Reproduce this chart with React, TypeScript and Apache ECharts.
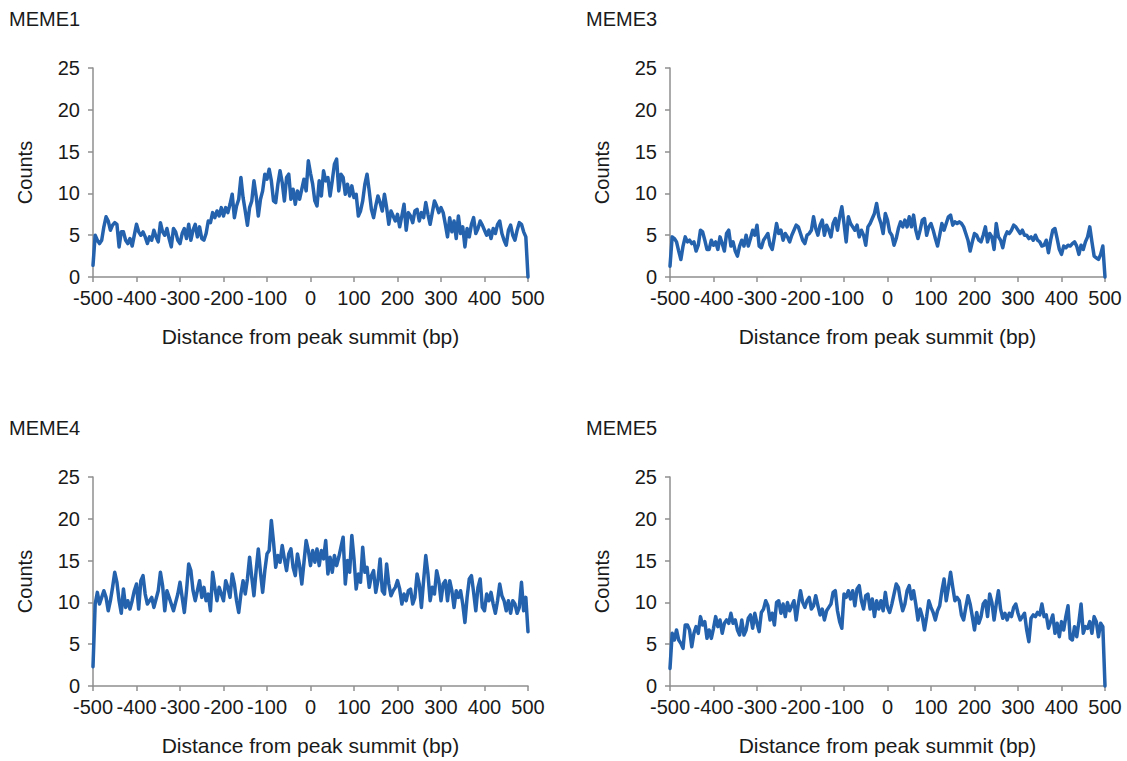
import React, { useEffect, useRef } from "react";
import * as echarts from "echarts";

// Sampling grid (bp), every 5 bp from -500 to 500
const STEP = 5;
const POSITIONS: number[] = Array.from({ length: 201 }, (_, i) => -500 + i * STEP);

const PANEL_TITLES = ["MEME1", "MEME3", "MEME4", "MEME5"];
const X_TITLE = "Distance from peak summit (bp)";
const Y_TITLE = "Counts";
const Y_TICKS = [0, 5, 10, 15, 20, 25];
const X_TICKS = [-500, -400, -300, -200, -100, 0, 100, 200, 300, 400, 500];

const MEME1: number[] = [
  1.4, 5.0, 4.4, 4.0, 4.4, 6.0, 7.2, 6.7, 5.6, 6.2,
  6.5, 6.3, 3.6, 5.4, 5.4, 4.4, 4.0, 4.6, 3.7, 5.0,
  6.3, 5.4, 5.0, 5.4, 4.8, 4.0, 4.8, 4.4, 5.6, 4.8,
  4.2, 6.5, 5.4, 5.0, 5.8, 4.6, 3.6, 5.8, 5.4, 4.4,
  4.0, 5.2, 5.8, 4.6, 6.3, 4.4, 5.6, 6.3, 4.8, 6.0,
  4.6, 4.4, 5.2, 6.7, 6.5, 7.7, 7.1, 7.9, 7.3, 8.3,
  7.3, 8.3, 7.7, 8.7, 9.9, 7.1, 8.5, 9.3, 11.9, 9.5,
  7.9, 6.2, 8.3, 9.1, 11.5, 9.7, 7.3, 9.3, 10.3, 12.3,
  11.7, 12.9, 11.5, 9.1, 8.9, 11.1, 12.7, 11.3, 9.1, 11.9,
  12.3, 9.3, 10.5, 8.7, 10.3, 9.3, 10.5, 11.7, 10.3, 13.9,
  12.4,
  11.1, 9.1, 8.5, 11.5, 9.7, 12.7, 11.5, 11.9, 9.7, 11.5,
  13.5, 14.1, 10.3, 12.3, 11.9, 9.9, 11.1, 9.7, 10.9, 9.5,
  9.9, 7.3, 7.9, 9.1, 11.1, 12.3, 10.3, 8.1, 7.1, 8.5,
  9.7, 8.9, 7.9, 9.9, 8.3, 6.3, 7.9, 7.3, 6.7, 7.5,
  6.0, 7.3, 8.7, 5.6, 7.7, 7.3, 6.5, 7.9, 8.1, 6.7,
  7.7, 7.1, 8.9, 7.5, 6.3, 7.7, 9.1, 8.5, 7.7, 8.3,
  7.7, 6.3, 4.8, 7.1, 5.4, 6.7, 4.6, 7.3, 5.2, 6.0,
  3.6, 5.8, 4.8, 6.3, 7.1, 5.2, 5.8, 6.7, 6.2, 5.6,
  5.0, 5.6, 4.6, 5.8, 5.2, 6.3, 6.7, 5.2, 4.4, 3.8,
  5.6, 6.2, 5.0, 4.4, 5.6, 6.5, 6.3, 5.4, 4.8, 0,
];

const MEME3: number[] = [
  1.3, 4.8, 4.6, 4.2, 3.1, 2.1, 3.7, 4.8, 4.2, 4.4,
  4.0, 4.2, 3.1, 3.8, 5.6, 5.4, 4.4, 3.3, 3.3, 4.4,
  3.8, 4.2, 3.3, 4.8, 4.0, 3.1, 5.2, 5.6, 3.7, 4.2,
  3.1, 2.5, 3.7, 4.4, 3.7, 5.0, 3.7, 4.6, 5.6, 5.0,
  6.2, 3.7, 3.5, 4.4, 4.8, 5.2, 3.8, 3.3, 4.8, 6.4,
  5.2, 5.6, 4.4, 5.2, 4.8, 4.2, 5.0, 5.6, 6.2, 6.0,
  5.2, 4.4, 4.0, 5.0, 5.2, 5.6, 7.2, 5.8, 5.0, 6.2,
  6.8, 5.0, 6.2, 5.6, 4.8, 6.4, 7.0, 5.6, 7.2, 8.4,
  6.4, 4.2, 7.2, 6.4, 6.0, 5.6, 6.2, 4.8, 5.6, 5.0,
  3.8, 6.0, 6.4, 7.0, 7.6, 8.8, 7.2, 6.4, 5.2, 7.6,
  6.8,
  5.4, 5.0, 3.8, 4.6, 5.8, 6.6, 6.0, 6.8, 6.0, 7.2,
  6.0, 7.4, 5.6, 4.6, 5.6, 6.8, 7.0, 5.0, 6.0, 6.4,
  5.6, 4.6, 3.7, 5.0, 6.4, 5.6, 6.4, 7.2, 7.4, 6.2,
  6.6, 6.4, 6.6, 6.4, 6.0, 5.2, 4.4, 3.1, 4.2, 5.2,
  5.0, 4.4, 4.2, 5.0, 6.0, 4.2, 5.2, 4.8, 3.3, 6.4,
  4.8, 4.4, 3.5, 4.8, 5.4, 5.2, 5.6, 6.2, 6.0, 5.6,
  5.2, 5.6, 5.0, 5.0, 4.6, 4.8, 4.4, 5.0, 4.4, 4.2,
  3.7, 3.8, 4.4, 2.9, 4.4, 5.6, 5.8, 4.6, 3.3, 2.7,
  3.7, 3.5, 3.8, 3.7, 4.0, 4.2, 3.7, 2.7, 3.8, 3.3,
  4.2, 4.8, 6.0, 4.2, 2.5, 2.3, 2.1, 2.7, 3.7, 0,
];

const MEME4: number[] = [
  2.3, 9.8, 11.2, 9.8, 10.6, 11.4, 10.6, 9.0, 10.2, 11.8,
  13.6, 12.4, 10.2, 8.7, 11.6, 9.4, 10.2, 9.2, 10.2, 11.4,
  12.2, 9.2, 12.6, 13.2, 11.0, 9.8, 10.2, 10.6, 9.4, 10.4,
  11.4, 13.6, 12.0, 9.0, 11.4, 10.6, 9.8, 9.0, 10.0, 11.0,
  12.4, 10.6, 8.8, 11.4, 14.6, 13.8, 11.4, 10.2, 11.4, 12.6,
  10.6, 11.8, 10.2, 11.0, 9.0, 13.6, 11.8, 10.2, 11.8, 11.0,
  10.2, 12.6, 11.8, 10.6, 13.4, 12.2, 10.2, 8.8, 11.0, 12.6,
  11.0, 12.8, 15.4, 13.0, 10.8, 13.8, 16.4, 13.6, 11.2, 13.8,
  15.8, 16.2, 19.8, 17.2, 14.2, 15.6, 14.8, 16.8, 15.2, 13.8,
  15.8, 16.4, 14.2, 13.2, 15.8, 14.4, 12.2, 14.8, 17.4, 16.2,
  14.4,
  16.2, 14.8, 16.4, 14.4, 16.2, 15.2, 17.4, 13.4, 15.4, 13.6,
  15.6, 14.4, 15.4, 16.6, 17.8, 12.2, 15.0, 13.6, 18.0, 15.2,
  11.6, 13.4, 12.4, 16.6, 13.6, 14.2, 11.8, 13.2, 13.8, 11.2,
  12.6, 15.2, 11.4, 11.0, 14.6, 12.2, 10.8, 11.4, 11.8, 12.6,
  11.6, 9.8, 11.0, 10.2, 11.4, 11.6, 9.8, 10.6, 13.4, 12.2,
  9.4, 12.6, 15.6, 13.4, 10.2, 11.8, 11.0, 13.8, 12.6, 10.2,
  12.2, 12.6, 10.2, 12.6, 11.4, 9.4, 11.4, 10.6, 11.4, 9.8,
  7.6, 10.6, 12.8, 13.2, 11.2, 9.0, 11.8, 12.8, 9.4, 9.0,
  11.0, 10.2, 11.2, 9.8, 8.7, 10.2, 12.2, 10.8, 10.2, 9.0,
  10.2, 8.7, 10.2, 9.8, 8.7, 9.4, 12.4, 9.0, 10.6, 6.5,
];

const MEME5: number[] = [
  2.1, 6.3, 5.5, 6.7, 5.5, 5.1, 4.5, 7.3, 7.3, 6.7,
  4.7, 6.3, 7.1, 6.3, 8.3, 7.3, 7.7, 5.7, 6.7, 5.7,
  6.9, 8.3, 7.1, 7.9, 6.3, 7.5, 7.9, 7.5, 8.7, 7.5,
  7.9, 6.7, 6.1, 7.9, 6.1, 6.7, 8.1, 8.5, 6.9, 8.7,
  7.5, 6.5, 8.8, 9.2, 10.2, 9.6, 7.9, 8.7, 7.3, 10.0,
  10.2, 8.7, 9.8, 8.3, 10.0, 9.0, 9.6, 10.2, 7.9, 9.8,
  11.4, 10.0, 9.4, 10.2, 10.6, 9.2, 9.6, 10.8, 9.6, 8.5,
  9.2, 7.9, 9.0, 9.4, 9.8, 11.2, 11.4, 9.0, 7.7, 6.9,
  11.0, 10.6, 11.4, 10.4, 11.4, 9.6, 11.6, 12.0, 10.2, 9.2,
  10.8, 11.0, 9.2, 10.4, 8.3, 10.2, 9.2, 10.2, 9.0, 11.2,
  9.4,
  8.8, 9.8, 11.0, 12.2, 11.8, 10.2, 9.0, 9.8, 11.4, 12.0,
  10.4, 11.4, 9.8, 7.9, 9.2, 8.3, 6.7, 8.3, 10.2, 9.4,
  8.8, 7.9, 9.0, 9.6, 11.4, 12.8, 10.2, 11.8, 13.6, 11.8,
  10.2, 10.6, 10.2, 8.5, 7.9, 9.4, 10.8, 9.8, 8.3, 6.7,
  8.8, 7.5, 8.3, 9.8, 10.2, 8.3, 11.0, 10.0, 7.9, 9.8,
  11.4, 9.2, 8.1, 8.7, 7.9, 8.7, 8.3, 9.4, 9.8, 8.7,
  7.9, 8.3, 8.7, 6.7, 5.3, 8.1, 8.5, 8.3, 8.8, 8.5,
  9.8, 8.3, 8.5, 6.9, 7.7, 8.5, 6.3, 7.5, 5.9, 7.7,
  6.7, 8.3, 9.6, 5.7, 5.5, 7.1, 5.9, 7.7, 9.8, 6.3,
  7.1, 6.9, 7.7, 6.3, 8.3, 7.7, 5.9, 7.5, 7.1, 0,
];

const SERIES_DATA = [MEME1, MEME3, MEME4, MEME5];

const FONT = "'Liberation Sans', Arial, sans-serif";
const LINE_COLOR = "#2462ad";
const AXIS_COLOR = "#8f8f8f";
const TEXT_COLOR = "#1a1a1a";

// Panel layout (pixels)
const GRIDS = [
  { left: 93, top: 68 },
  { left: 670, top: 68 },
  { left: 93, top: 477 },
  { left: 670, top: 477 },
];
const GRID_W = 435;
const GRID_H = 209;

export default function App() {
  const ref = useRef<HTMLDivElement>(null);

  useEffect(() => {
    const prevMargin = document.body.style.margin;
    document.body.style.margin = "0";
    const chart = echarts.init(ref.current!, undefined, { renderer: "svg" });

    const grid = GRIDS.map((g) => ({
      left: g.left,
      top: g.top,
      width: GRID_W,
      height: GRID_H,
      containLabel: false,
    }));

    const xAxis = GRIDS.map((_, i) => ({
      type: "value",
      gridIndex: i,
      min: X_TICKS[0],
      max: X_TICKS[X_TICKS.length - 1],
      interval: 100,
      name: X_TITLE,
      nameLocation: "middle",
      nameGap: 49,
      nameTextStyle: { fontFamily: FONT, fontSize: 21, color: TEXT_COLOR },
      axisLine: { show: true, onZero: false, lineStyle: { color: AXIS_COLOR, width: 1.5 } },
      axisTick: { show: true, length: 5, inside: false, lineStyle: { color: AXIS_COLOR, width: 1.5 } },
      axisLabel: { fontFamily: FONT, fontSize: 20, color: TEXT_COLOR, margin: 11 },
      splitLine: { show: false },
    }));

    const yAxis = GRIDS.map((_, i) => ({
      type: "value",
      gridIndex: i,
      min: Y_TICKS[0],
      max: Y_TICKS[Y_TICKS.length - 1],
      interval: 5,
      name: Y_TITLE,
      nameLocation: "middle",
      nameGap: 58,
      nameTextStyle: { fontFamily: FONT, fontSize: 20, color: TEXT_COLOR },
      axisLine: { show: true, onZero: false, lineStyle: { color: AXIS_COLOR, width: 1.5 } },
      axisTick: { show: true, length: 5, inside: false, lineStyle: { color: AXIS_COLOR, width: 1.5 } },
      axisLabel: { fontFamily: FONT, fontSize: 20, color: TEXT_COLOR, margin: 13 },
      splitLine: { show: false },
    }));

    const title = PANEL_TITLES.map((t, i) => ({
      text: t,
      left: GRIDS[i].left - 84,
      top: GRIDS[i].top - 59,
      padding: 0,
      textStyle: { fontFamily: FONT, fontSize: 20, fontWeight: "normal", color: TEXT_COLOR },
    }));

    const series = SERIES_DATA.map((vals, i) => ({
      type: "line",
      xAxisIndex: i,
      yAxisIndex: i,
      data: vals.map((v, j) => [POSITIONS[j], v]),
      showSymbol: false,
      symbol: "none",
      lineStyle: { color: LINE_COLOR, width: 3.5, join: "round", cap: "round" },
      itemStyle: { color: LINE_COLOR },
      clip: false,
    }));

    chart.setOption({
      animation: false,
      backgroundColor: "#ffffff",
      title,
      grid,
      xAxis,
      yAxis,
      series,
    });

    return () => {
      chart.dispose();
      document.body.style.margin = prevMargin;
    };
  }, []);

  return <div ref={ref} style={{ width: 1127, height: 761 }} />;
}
──────
Description of the task: Omitting all pictures, restate exactly the lines of the material from its start through the line that contains "300, 400, 500];".

The completed task:
Reproduce this chart with React, TypeScript and Apache ECharts.
import React, { useEffect, useRef } from "react";
import * as echarts from "echarts";

// Sampling grid (bp), every 5 bp from -500 to 500
const STEP = 5;
const POSITIONS: number[] = Array.from({ length: 201 }, (_, i) => -500 + i * STEP);

const PANEL_TITLES = ["MEME1", "MEME3", "MEME4", "MEME5"];
const X_TITLE = "Distance from peak summit (bp)";
const Y_TITLE = "Counts";
const Y_TICKS = [0, 5, 10, 15, 20, 25];
const X_TICKS = [-500, -400, -300, -200, -100, 0, 100, 200, 300, 400, 500];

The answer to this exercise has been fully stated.